Né en novembre 1935 à Sceaux, près de Paris, Alain Delon passe les quatre premières années de sa vie enveloppé de l’amour inconditionnel de sa mère Édith. La jeune femme voue un culte à cet enfant dont la beauté lui vaut les remarques admiratives des passants. Mais l’année 1939 referme cette parenthèse idyllique. La Seconde Guerre mondiale éclate, en même temps que le mariage de ses parents. Le petit Alain est placé chez une nourrice à Fresnes, épouse d’un gardien de prison. Il y restera dix ans, ses parents ayant entre-temps refait leur vie et des enfants.

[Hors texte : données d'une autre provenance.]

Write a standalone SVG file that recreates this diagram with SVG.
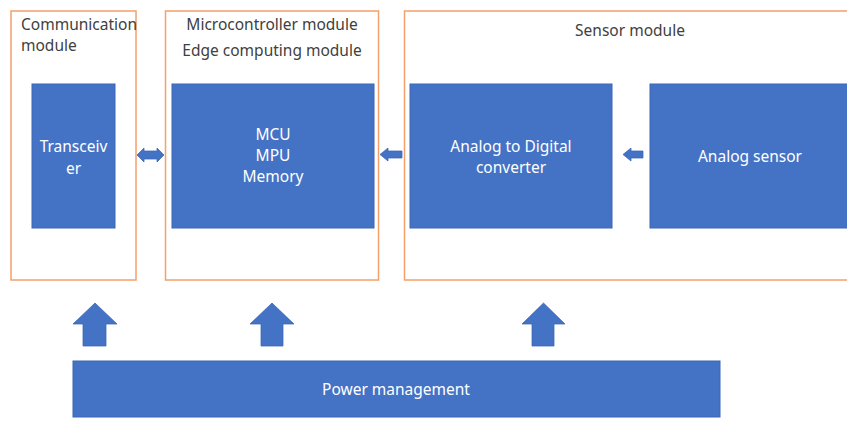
<svg xmlns="http://www.w3.org/2000/svg" width="847" height="430" viewBox="0 0 847 430">
<style>
.mod{fill:#fff;stroke:#F4A06A;stroke-width:1.5}
.blk{fill:#4472C4;stroke:#3A66B5;stroke-width:1}
.arr{fill:#4472C4;stroke:#3A66B5;stroke-width:0.75}
.hd{font-family:"Noto Sans","Open Sans",sans-serif;font-size:15.5px;fill:#404040}
.wt{font-family:"Noto Sans","Open Sans",sans-serif;font-size:15.5px;fill:#fff;text-anchor:middle}
</style>
<rect width="847" height="430" fill="#fff"/>
<g id="comm">
<rect class="mod" x="11" y="11" width="125" height="269"/>
<text class="hd" x="21" y="30">Communication</text>
<text class="hd" x="21" y="51">module</text>
</g>
<g id="micro">
<rect class="mod" x="165.5" y="11" width="213" height="269"/>
<text class="hd" x="272" y="30" text-anchor="middle">Microcontroller module</text>
<text class="hd" x="272" y="56" text-anchor="middle">Edge computing module</text>
</g>
<g id="sensor">
<rect class="mod" x="404.5" y="11" width="450" height="269"/>
<text class="hd" x="630" y="36" text-anchor="middle">Sensor module</text>
</g>
<g id="transceiver">
<rect class="blk" x="32" y="84" width="83" height="144"/>
<text class="wt" x="73.5" y="152">Transceiv</text>
<text class="wt" x="73.5" y="174">er</text>
</g>
<g id="mcu">
<rect class="blk" x="172" y="84" width="202" height="144"/>
<text class="wt" x="273" y="140">MCU</text>
<text class="wt" x="273" y="161">MPU</text>
<text class="wt" x="273" y="182">Memory</text>
</g>
<g id="adc">
<rect class="blk" x="410" y="84" width="202" height="144"/>
<text class="wt" x="511" y="152">Analog to Digital</text>
<text class="wt" x="511" y="173">converter</text>
</g>
<g id="analog">
<rect class="blk" x="650" y="84" width="210" height="144"/>
<text class="wt" x="750" y="162">Analog sensor</text>
</g>
<g id="power">
<rect class="blk" x="73" y="361" width="647" height="56"/>
<text class="wt" x="396" y="395">Power management</text>
</g>
<g id="connectors">
<path class="arr" d="M137,155 L144,148 L144,151 L157,151 L157,148 L164,155 L157,162 L157,159 L144,159 L144,162 Z"/>
<path class="arr" d="M380,154.5 L388,148 L388,151 L402,151 L402,158 L388,158 L388,161 Z"/>
<path class="arr" d="M623,154.5 L631,148 L631,151 L643,151 L643,158 L631,158 L631,161 Z"/>
<path class="arr" d="M95,303 L117,324 L106,324 L106,346 L83,346 L83,324 L73,324 Z"/>
<path class="arr" d="M272,303 L294,324 L283,324 L283,346 L261,346 L261,324 L250,324 Z"/>
<path class="arr" d="M543.5,303 L565,324 L554,324 L554,346 L532,346 L532,324 L522,324 Z"/>
</g>
</svg>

La douleur de cet abandon brutal, Alain Delon la portera toute sa vie comme une plaie ouverte. L’enfant refoule son chagrin, apprivoise cette solitude, se forge un caractère rebelle. Renvoyé de plusieurs établissements scolaires, il fugue, enchaîne les larcins. Quand sa mère le récupère, l’adolescent décroche un CAP charcuterie, pour travailler avec son beau-père, boucher à Bourg-la-Reine. Au comptoir, il fait sensation. “Le môme désarmait les clientes rien qu’en les regardant. Il avait des yeux qui foudroyaient”, racontera fièrement Édith. Alain Delon ne sait pas encore que cette beauté sera son salut. Mais une chose est sûre : il ne sera pas charcutier. À 17 ans, il s’engage dans la Marine nationale, avant de partir pour l’Indochine. Le jeune homme revient de la guerre transformé, épris de discipline.
Le pouvoir de la beauté
À Paris, où il enchaîne les petits boulots, Alain Delon prend conscience de l’effet que sa gueule d’ange produit sur les femmes. Certaines l’aident à subsister. Les femmes… C’est grâce à elles que son destin va basculer. Sa bonne étoile s’appelle Michèle Cordoue. Elle le présente à son époux, le réalisateur Yves Allégret, qui recherche, pour son film Quand la femme s’en mêle, “un garçon un peu voyou sur les bords, et entre les bords aussi”, relatera l’acteur. Nous sommes en 1957. Sa beauté juvénile tape dans l’œil des cinéastes. Puis vient la déflagration Plein soleil, en 1960. C’est avec ce film de René Clément que naît le mythe Delon, tout juste 24 ans. Dans la peau d’un assassin qui usurpe l’identité de sa victime, l’acteur ensorcelle la caméra. Un regard ambigu, une beauté féline, et déjà la maturité de jeu des plus grands. Le monde entier tombe sous son charme vénéneux.